O tempo de duração da preventiva deve ser avaliado cuidadosamente pelo juiz, e depende, em verdade, do próprio agressor. Quando o agente percebe que a separação é inevitável, que ele perdeu aquela mulher definitivamente, que não há retorno, então, ele terá condições de retomar sua vida. Enquanto não aceita a separação, ele se constitui em risco potencial para a mulher.
É preciso entender essa lógica: a prisão nos casos da Lei Maria da Penha não é necessária para punir o agressor (condenação após sentença), mas é imprescindível para impedir que ele continue agredindo a vítima (preventiva) e chegue ao feminicídio. Outro paradigma a desconstruir.

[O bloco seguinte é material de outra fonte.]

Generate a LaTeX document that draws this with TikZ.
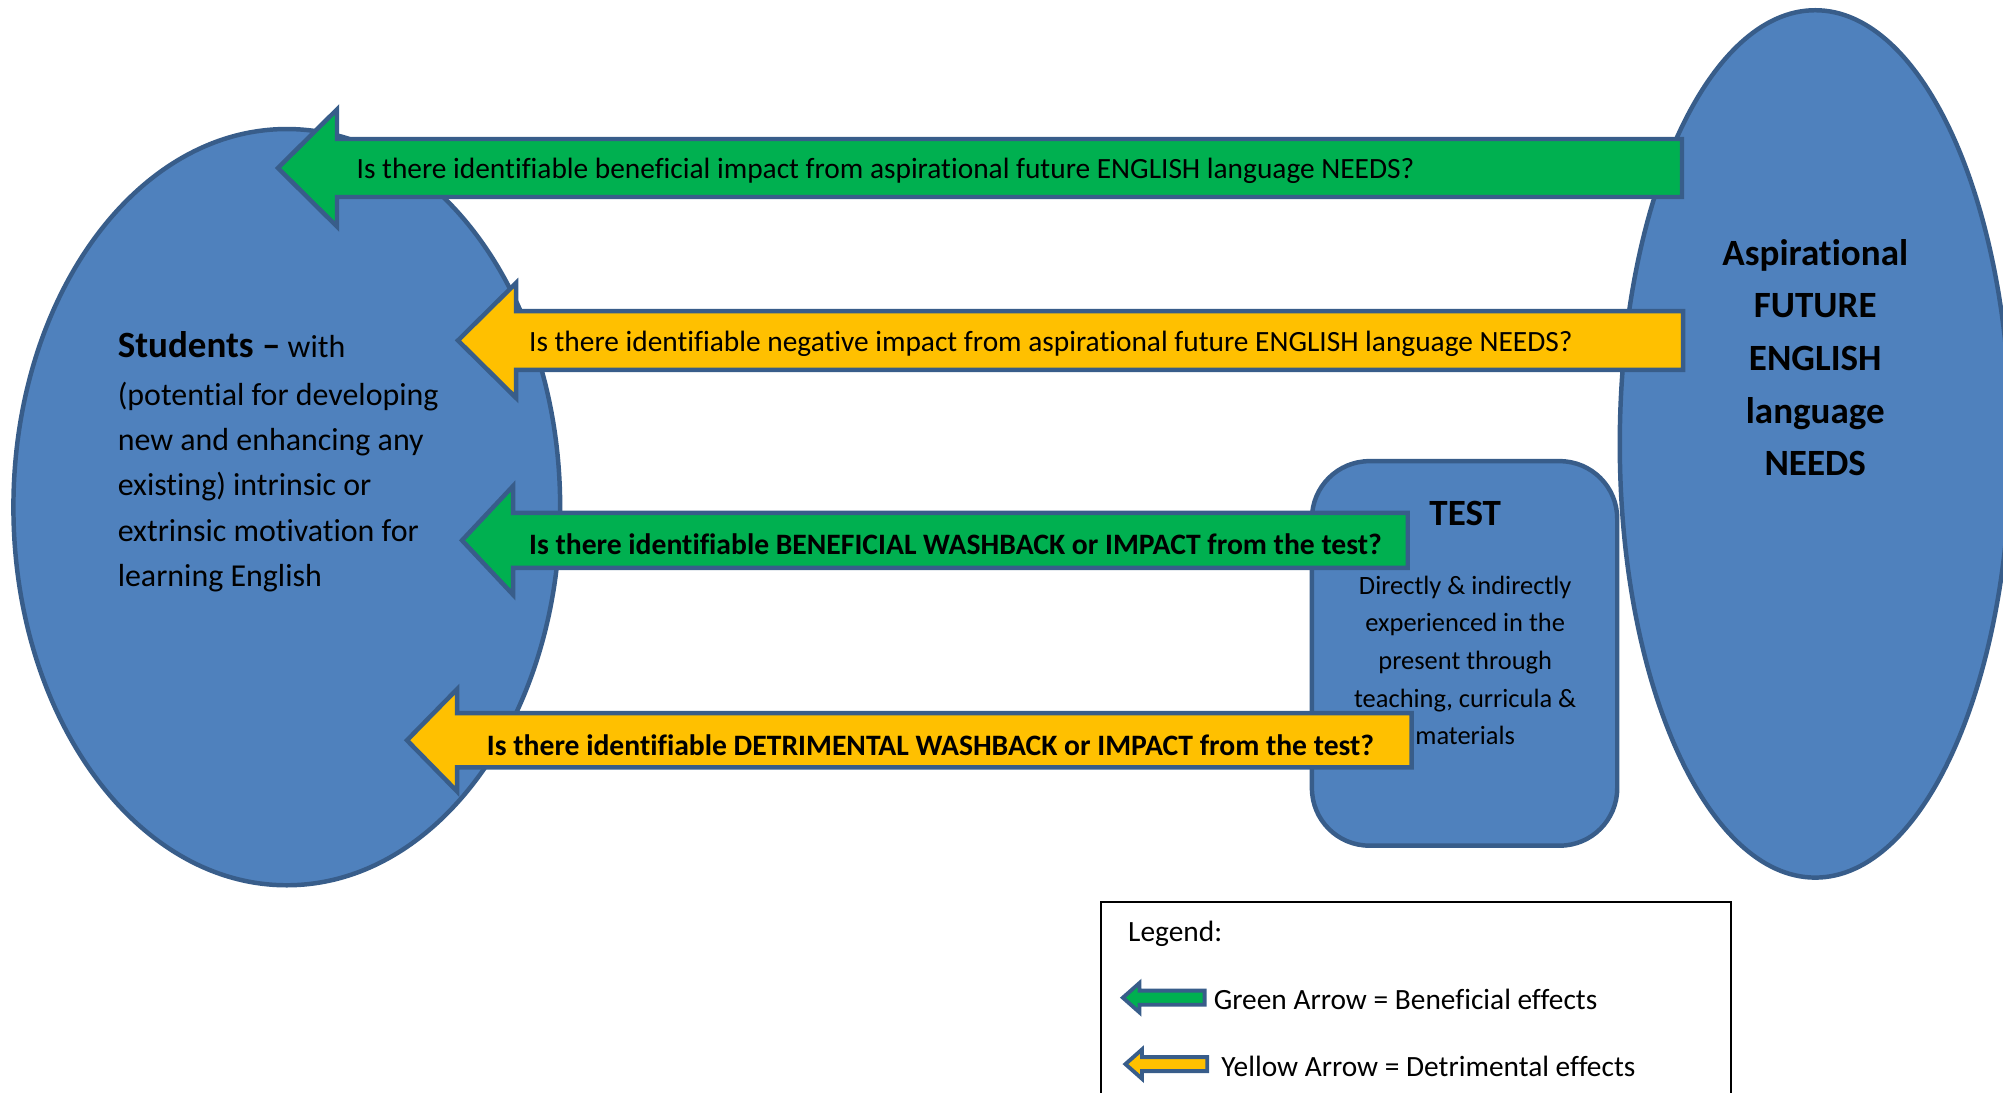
\documentclass[tikz,border=0pt]{standalone}
\usepackage{fontspec}
\setmainfont{Carlito}[Ligatures=NoCommon]
\usetikzlibrary{shapes.geometric}
\definecolor{fillblue}{HTML}{4F81BD}
\definecolor{edgeblue}{HTML}{385D8A}
\definecolor{argreen}{HTML}{00B050}
\definecolor{aryellow}{HTML}{FFC000}
% tip x, base x, right x, centre y, body half, head half, fill, line width
\newcommand\bkarrow[8]{%
  \draw[draw=edgeblue, line join=miter, line width=#8, fill=#7]
    (#1,#4) -- (#2,#4-#6) -- (#2,#4-#5) -- (#3,#4-#5) -- (#3,#4+#5)
    -- (#2,#4+#5) -- (#2,#4+#6) -- cycle;}
\tikzset{
  blob/.style={draw=edgeblue, fill=fillblue, line width=3.5pt, inner sep=0pt},
  arrtext/.style={anchor=west, inner sep=0pt, font=\fontsize{23}{27}\selectfont},
  arrbold/.style={anchor=west, inner sep=0pt, font=\fontsize{23.2}{27}\selectfont\bfseries},
}
\begin{document}
\begin{tikzpicture}[x=1pt, y=-1pt]
\useasboundingbox (0,0) rectangle (1568,855);
% main shapes
\node[blob, ellipse, minimum width=428pt, minimum height=592pt] (students) at (224.5,397) {};
\node[blob, ellipse, minimum width=306pt, minimum height=679pt] (needs) at (1421,347.5) {};
\node[blob, rectangle, rounded corners=45pt, minimum width=239pt, minimum height=301pt] (test) at (1146.5,511.5) {};
% texts in shapes
\node[anchor=north west, inner sep=0pt, align=left, font=\fontsize{25}{35.5}\selectfont] (studtext) at (92,259)
  {{\fontsize{29}{35.5}\selectfont\bfseries Students –} with\\[2pt]
   (potential for developing\\ new and enhancing any\\ existing) intrinsic or\\ extrinsic motivation for\\ learning English};
\node[align=center, inner sep=0pt, font=\fontsize{29}{41.2}\selectfont\bfseries] (needstext) at (1421,280)
  {Aspirational\\ FUTURE\\ ENGLISH\\ language\\ NEEDS};
\node[inner sep=0pt, font=\fontsize{29}{34}\selectfont\bfseries] (testtitle) at (1147,402) {TEST};
\node[align=center, inner sep=0pt, font=\fontsize{20.7}{29.5}\selectfont] (testtext) at (1147,517)
  {Directly \& indirectly\\ experienced in the\\ present through\\ teaching, curricula \&\\ materials};
% block arrows
\bkarrow{217.6}{263.8}{1316.7}{131.5}{22.7}{45.8}{argreen}{3.5pt}
\node[arrtext] (q1) at (279,134) {Is there identifiable beneficial impact from aspirational future ENGLISH language NEEDS?};
\bkarrow{358.5}{404}{1317.5}{266.5}{23}{45}{aryellow}{3.5pt}
\node[arrtext] (q2) at (414,269) {Is there identifiable negative impact from aspirational future ENGLISH language NEEDS?};
\bkarrow{361.7}{401.6}{1102}{423}{21.5}{42.5}{argreen}{3.5pt}
\node[arrbold] (q3) at (414,426) {Is there identifiable BENEFICIAL WASHBACK or IMPACT from the test?};
\bkarrow{318.6}{357.8}{1105}{579.5}{21.2}{40}{aryellow}{3.5pt}
\node[arrbold] (q4) at (381,583) {Is there identifiable DETRIMENTAL WASHBACK or IMPACT from the test?};
% legend
\draw[black, line width=1.3pt] (862,706) rectangle (1355,880);
\node[arrtext] (legtitle) at (883,731) {Legend:};
\bkarrow{879}{892}{943}{781}{5.5}{11.5}{argreen}{3pt}
\node[arrtext] (leggreen) at (950,782) {Green Arrow = Beneficial effects};
\bkarrow{881}{894}{945}{833}{5.5}{11.5}{aryellow}{3pt}
\node[arrtext] (legyellow) at (956,835) {Yellow Arrow = Detrimental effects};
\end{tikzpicture}
\end{document}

Ementa – HABEAS CORPUS. VIOLÊNCIA DOMÉSTICA E FAMILIAR CONTRA MULHER. AMEAÇA COM ARMA BRANCA. PRISÃO EM FLAGRANTE CONVERTIDA EM PREVENTIVA. GRAVIDADE CONCRETA DAS CONDUTAS. GARANTIA DA ORDEM PÚBLICA. MODUS OPERANDI. ASSEGURAMENTO DA SEGURANÇA FÍSICA E PSÍQUICA DA VÍTIMA. RISCO CONCRETO. FUNDAMENTAÇÃO IDÔNEA. PREDICADOS PESSOAIS FAVORÁVEIS. IRRELEVÂNCIA. MEDIDAS CAUTELARES DIVERSAS. INSUFICIÊNCIA (STJ – HC 389.022/RJ – 6ª Turma – relator min. Antonio Saldanha Palheiro – j. 4/4/2017).